- Born: 25 June 1951 (age 75)
- Citizenship: Uganda
- Education: University of Nairobi (Bachelor of Science in Electrical Engineering)
- Occupations: Electrical engineer & civil servant
- Years active: 1974–present
- Title: Chairperson of Uganda Electricity Generation Company Limited
- Spouse: Samwiri H.K. Njuki (m. 1977)
- Children: 3
- Parent(s): Reverend and Mrs. Benoni Kaggwa-Lwanga

= Proscovia Margaret Njuki =

Proscovia Margaret Njuki is a Ugandan electrical engineer and civil servant. Effective 24 November 2016, she serves as the chairperson of the board of directors of Uganda Electricity Generation Company Limited (UEGCL). She replaced Stephen Isabalija, who was appointed permanent secretary at the Uganda Ministry of Energy and Mineral Development.

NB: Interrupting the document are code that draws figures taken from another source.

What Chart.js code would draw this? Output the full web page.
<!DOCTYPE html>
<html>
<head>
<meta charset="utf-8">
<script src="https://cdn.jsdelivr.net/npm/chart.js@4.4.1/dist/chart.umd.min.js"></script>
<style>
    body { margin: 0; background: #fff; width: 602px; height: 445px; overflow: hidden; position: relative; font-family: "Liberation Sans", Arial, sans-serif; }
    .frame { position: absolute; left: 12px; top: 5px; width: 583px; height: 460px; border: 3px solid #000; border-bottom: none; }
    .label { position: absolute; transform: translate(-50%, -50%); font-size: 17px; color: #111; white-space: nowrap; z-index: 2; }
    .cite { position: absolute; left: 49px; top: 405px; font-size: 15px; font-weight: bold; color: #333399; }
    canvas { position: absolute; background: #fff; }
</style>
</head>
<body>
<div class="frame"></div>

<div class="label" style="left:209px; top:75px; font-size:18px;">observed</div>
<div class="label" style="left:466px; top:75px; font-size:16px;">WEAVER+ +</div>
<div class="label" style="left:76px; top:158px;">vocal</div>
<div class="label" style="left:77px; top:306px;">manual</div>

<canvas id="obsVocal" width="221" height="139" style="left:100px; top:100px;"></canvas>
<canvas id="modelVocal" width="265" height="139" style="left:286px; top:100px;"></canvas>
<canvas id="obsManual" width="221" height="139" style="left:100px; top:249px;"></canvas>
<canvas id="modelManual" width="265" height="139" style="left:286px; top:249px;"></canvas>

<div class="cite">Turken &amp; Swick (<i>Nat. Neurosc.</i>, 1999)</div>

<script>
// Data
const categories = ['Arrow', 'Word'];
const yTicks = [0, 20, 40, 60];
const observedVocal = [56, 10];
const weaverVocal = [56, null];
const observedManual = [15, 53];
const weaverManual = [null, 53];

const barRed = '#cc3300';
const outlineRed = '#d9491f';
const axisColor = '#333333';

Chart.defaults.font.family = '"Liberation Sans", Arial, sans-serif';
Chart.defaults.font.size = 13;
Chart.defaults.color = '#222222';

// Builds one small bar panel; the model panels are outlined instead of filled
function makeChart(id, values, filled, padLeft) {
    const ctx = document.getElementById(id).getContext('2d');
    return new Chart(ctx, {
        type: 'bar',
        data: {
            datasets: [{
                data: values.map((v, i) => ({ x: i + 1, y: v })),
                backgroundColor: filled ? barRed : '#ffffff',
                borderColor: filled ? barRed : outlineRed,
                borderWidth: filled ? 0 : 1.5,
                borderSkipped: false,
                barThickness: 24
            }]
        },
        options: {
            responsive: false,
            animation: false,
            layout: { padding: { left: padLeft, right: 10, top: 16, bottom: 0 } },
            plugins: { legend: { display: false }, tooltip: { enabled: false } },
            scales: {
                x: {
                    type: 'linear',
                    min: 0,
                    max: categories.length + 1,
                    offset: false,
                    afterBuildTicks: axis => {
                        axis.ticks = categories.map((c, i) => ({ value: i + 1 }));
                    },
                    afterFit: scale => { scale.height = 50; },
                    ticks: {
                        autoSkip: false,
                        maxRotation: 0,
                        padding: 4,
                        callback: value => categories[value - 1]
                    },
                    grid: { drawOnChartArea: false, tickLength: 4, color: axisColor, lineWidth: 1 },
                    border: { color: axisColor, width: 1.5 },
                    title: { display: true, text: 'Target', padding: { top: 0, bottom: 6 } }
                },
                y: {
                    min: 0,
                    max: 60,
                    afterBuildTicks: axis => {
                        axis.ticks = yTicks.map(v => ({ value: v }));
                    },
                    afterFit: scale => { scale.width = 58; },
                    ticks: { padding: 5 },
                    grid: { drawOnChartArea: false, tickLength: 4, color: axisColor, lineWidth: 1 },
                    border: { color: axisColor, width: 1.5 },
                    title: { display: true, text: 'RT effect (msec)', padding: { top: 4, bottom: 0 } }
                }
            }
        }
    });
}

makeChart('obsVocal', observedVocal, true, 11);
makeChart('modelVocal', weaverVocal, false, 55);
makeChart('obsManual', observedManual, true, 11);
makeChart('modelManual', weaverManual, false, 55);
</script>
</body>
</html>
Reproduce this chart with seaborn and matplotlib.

==Background and education==
Njuki was born on 25 June 1951 to Reverend and Mrs. Benoni Kaggwa-Lwanga. She attended Gayaza High School for her O-Level and A-Level education. She studied at the University of Nairobi, graduating with a Bachelor of Science in electrical engineering in 1974, the first female Ugandan to graduate as an engineer.

==Career==
Following graduation from Nairobi, Njuki returned to Uganda and began work as a telecommunications engineer at the then national television station, Uganda Television (UTV). She rose through the ranks and in 1994, was appointed the head of UTV engineering services. In 1995, she was appointed Commissioner of UTV. Prior to assuming the chairmanship at UEGCL, she served as a member of that body, chaired by Dr. Stephen Isabalija.

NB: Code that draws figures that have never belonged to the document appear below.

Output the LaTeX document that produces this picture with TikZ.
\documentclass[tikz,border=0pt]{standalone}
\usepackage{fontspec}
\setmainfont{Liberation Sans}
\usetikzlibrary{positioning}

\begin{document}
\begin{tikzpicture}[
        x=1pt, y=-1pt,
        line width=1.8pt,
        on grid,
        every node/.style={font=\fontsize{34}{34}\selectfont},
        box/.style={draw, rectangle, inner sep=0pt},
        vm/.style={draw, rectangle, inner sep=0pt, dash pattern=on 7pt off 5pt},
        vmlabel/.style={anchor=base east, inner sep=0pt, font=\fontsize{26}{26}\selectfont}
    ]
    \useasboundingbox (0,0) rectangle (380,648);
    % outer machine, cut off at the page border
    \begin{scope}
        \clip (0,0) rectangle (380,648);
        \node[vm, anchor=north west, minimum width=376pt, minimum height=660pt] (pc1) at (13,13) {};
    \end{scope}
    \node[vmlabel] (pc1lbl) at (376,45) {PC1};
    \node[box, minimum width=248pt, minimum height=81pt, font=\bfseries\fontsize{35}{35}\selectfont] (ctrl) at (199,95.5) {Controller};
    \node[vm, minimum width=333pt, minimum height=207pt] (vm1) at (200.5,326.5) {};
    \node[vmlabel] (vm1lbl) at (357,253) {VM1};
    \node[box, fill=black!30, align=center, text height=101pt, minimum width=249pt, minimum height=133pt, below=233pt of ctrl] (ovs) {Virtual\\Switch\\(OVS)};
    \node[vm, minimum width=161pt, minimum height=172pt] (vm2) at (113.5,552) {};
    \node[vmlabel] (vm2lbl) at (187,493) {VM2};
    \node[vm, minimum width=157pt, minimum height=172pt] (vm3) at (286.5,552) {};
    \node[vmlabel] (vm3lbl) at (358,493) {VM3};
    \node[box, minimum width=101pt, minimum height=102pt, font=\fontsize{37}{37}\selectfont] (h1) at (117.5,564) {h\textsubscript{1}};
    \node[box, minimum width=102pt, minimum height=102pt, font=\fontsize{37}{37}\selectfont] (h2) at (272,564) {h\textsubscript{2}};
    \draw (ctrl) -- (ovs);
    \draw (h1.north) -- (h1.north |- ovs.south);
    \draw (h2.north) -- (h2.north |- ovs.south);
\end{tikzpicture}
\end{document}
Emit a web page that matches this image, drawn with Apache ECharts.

==Other responsibilities==
Njuki is a founder-member of the Association of Women Engineers, Technicians and Scientists in Uganda, since 1989. She is also a member of the Institution of Professional Engineers in Uganda and served on its executive council from 1990 until 1993.

==Personal==
In 1977, she married Samwiri H.K. Njuki; they have two daughters and one son.